Stored rows:
■ ■ ■ ■ ■
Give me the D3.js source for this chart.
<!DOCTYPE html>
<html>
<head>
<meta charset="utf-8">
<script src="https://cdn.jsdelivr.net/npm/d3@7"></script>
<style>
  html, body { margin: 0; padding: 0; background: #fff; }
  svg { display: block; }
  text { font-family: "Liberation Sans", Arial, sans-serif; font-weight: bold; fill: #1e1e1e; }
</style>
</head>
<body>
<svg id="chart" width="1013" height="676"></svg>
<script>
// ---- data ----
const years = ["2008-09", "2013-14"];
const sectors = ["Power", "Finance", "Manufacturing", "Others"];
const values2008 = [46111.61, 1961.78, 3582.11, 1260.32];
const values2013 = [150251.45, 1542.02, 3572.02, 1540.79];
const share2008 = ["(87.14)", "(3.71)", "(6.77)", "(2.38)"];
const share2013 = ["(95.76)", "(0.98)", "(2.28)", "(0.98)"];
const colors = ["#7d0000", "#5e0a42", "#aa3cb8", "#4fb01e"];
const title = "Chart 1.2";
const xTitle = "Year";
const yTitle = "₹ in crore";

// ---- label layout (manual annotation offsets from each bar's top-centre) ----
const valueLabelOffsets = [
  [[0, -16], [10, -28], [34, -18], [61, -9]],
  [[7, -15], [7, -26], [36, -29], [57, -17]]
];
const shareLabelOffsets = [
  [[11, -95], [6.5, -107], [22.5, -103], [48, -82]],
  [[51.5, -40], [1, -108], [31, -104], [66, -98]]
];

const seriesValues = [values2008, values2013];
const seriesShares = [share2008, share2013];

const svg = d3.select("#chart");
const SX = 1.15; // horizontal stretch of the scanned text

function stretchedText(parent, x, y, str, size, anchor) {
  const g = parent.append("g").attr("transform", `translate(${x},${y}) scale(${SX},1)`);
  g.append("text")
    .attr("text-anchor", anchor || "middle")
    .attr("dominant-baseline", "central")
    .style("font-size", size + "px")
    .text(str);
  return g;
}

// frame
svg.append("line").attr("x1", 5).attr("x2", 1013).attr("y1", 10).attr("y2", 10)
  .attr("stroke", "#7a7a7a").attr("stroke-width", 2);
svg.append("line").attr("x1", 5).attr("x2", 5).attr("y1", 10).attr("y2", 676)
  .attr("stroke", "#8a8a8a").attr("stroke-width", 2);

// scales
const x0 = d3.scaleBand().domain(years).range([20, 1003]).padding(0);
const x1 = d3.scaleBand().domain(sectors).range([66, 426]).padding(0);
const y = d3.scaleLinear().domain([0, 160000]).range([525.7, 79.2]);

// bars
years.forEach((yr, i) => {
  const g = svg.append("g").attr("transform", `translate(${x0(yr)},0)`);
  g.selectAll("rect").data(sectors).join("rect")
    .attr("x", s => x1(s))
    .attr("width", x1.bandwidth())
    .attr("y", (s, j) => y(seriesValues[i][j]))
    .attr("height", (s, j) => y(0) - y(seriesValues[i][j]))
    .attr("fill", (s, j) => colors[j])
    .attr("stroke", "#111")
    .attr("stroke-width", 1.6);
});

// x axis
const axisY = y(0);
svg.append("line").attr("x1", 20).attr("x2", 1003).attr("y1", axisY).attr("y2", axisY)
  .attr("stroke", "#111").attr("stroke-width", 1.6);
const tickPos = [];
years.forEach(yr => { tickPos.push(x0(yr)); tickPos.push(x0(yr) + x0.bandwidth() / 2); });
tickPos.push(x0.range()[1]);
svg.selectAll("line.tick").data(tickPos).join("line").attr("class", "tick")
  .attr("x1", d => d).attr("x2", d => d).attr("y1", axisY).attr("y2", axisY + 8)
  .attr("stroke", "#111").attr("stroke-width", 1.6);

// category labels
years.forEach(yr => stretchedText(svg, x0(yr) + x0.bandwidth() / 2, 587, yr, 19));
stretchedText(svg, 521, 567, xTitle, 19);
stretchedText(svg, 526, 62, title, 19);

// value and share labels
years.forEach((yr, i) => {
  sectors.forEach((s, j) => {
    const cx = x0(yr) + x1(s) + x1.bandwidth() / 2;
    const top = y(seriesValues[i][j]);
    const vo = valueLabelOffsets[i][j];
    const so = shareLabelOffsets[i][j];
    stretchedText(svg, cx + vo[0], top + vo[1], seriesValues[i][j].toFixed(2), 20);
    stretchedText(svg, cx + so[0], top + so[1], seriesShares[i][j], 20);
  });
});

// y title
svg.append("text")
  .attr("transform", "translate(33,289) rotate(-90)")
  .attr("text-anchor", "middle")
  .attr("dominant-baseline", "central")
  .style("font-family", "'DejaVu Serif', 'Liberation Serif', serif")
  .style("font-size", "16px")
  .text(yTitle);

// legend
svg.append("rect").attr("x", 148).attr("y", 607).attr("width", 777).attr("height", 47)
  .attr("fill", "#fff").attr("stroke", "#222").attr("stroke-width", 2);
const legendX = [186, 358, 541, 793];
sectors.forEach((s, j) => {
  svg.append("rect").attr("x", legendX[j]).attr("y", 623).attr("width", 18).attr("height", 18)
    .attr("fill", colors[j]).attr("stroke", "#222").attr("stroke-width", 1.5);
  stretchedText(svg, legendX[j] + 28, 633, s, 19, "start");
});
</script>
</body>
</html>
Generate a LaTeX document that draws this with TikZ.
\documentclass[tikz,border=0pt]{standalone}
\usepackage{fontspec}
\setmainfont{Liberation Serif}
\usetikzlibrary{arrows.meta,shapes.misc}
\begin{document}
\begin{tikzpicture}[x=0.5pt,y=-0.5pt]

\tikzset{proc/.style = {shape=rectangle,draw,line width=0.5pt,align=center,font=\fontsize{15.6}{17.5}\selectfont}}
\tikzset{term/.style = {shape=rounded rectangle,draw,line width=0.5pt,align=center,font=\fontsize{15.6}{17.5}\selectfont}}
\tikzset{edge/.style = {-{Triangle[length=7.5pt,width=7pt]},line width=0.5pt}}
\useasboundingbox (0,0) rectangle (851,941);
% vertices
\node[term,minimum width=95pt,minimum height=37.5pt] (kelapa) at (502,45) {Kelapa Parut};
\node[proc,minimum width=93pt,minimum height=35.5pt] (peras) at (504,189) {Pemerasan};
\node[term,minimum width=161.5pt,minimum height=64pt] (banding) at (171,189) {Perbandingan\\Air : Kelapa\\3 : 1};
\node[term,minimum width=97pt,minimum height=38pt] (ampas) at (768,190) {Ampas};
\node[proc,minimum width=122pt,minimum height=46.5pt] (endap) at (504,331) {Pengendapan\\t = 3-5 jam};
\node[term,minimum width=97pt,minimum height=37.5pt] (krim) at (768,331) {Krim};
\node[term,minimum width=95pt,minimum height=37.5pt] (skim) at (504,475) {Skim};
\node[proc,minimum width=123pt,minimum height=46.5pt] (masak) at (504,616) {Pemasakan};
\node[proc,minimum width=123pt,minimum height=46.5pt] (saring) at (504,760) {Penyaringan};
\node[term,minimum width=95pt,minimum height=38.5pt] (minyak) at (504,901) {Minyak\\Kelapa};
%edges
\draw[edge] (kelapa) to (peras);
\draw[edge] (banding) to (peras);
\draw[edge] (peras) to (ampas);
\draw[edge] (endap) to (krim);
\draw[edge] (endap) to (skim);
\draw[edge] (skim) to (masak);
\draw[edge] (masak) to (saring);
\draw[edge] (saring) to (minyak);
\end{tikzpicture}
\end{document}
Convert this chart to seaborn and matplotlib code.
■ ■ ■ ■ ■
What to work on: Retype the records above exactly.

Result:
Give me the D3.js source for this chart.
<!DOCTYPE html>
<html>
<head>
<meta charset="utf-8">
<script src="https://cdn.jsdelivr.net/npm/d3@7"></script>
<style>
  html, body { margin: 0; padding: 0; background: #fff; }
  svg { display: block; }
  text { font-family: "Liberation Sans", Arial, sans-serif; font-weight: bold; fill: #1e1e1e; }
</style>
</head>
<body>
<svg id="chart" width="1013" height="676"></svg>
<script>
// ---- data ----
const years = ["2008-09", "2013-14"];
const sectors = ["Power", "Finance", "Manufacturing", "Others"];
const values2008 = [46111.61, 1961.78, 3582.11, 1260.32];
const values2013 = [150251.45, 1542.02, 3572.02, 1540.79];
const share2008 = ["(87.14)", "(3.71)", "(6.77)", "(2.38)"];
const share2013 = ["(95.76)", "(0.98)", "(2.28)", "(0.98)"];
const colors = ["#7d0000", "#5e0a42", "#aa3cb8", "#4fb01e"];
const title = "Chart 1.2";
const xTitle = "Year";
const yTitle = "₹ in crore";

// ---- label layout (manual annotation offsets from each bar's top-centre) ----
const valueLabelOffsets = [
  [[0, -16], [10, -28], [34, -18], [61, -9]],
  [[7, -15], [7, -26], [36, -29], [57, -17]]
];
const shareLabelOffsets = [
  [[11, -95], [6.5, -107], [22.5, -103], [48, -82]],
  [[51.5, -40], [1, -108], [31, -104], [66, -98]]
];

const seriesValues = [values2008, values2013];
const seriesShares = [share2008, share2013];

const svg = d3.select("#chart");
const SX = 1.15; // horizontal stretch of the scanned text

function stretchedText(parent, x, y, str, size, anchor) {
  const g = parent.append("g").attr("transform", `translate(${x},${y}) scale(${SX},1)`);
  g.append("text")
    .attr("text-anchor", anchor || "middle")
    .attr("dominant-baseline", "central")
    .style("font-size", size + "px")
    .text(str);
  return g;
}

// frame
svg.append("line").attr("x1", 5).attr("x2", 1013).attr("y1", 10).attr("y2", 10)
  .attr("stroke", "#7a7a7a").attr("stroke-width", 2);
svg.append("line").attr("x1", 5).attr("x2", 5).attr("y1", 10).attr("y2", 676)
  .attr("stroke", "#8a8a8a").attr("stroke-width", 2);

// scales
const x0 = d3.scaleBand().domain(years).range([20, 1003]).padding(0);
const x1 = d3.scaleBand().domain(sectors).range([66, 426]).padding(0);
const y = d3.scaleLinear().domain([0, 160000]).range([525.7, 79.2]);

// bars
years.forEach((yr, i) => {
  const g = svg.append("g").attr("transform", `translate(${x0(yr)},0)`);
  g.selectAll("rect").data(sectors).join("rect")
    .attr("x", s => x1(s))
    .attr("width", x1.bandwidth())
    .attr("y", (s, j) => y(seriesValues[i][j]))
    .attr("height", (s, j) => y(0) - y(seriesValues[i][j]))
    .attr("fill", (s, j) => colors[j])
    .attr("stroke", "#111")
    .attr("stroke-width", 1.6);
});

// x axis
const axisY = y(0);
svg.append("line").attr("x1", 20).attr("x2", 1003).attr("y1", axisY).attr("y2", axisY)
  .attr("stroke", "#111").attr("stroke-width", 1.6);
const tickPos = [];
years.forEach(yr => { tickPos.push(x0(yr)); tickPos.push(x0(yr) + x0.bandwidth() / 2); });
tickPos.push(x0.range()[1]);
svg.selectAll("line.tick").data(tickPos).join("line").attr("class", "tick")
  .attr("x1", d => d).attr("x2", d => d).attr("y1", axisY).attr("y2", axisY + 8)
  .attr("stroke", "#111").attr("stroke-width", 1.6);

// category labels
years.forEach(yr => stretchedText(svg, x0(yr) + x0.bandwidth() / 2, 587, yr, 19));
stretchedText(svg, 521, 567, xTitle, 19);
stretchedText(svg, 526, 62, title, 19);

// value and share labels
years.forEach((yr, i) => {
  sectors.forEach((s, j) => {
    const cx = x0(yr) + x1(s) + x1.bandwidth() / 2;
    const top = y(seriesValues[i][j]);
    const vo = valueLabelOffsets[i][j];
    const so = shareLabelOffsets[i][j];
    stretchedText(svg, cx + vo[0], top + vo[1], seriesValues[i][j].toFixed(2), 20);
    stretchedText(svg, cx + so[0], top + so[1], seriesShares[i][j], 20);
  });
});

// y title
svg.append("text")
  .attr("transform", "translate(33,289) rotate(-90)")
  .attr("text-anchor", "middle")
  .attr("dominant-baseline", "central")
  .style("font-family", "'DejaVu Serif', 'Liberation Serif', serif")
  .style("font-size", "16px")
  .text(yTitle);

// legend
svg.append("rect").attr("x", 148).attr("y", 607).attr("width", 777).attr("height", 47)
  .attr("fill", "#fff").attr("stroke", "#222").attr("stroke-width", 2);
const legendX = [186, 358, 541, 793];
sectors.forEach((s, j) => {
  svg.append("rect").attr("x", legendX[j]).attr("y", 623).attr("width", 18).attr("height", 18)
    .attr("fill", colors[j]).attr("stroke", "#222").attr("stroke-width", 1.5);
  stretchedText(svg, legendX[j] + 28, 633, s, 19, "start");
});
</script>
</body>
</html>
Generate a LaTeX document that draws this with TikZ.
\documentclass[tikz,border=0pt]{standalone}
\usepackage{fontspec}
\setmainfont{Liberation Serif}
\usetikzlibrary{arrows.meta,shapes.misc}
\begin{document}
\begin{tikzpicture}[x=0.5pt,y=-0.5pt]

\tikzset{proc/.style = {shape=rectangle,draw,line width=0.5pt,align=center,font=\fontsize{15.6}{17.5}\selectfont}}
\tikzset{term/.style = {shape=rounded rectangle,draw,line width=0.5pt,align=center,font=\fontsize{15.6}{17.5}\selectfont}}
\tikzset{edge/.style = {-{Triangle[length=7.5pt,width=7pt]},line width=0.5pt}}
\useasboundingbox (0,0) rectangle (851,941);
% vertices
\node[term,minimum width=95pt,minimum height=37.5pt] (kelapa) at (502,45) {Kelapa Parut};
\node[proc,minimum width=93pt,minimum height=35.5pt] (peras) at (504,189) {Pemerasan};
\node[term,minimum width=161.5pt,minimum height=64pt] (banding) at (171,189) {Perbandingan\\Air : Kelapa\\3 : 1};
\node[term,minimum width=97pt,minimum height=38pt] (ampas) at (768,190) {Ampas};
\node[proc,minimum width=122pt,minimum height=46.5pt] (endap) at (504,331) {Pengendapan\\t = 3-5 jam};
\node[term,minimum width=97pt,minimum height=37.5pt] (krim) at (768,331) {Krim};
\node[term,minimum width=95pt,minimum height=37.5pt] (skim) at (504,475) {Skim};
\node[proc,minimum width=123pt,minimum height=46.5pt] (masak) at (504,616) {Pemasakan};
\node[proc,minimum width=123pt,minimum height=46.5pt] (saring) at (504,760) {Penyaringan};
\node[term,minimum width=95pt,minimum height=38.5pt] (minyak) at (504,901) {Minyak\\Kelapa};
%edges
\draw[edge] (kelapa) to (peras);
\draw[edge] (banding) to (peras);
\draw[edge] (peras) to (ampas);
\draw[edge] (endap) to (krim);
\draw[edge] (endap) to (skim);
\draw[edge] (skim) to (masak);
\draw[edge] (masak) to (saring);
\draw[edge] (saring) to (minyak);
\end{tikzpicture}
\end{document}
Convert this chart to seaborn and matplotlib code.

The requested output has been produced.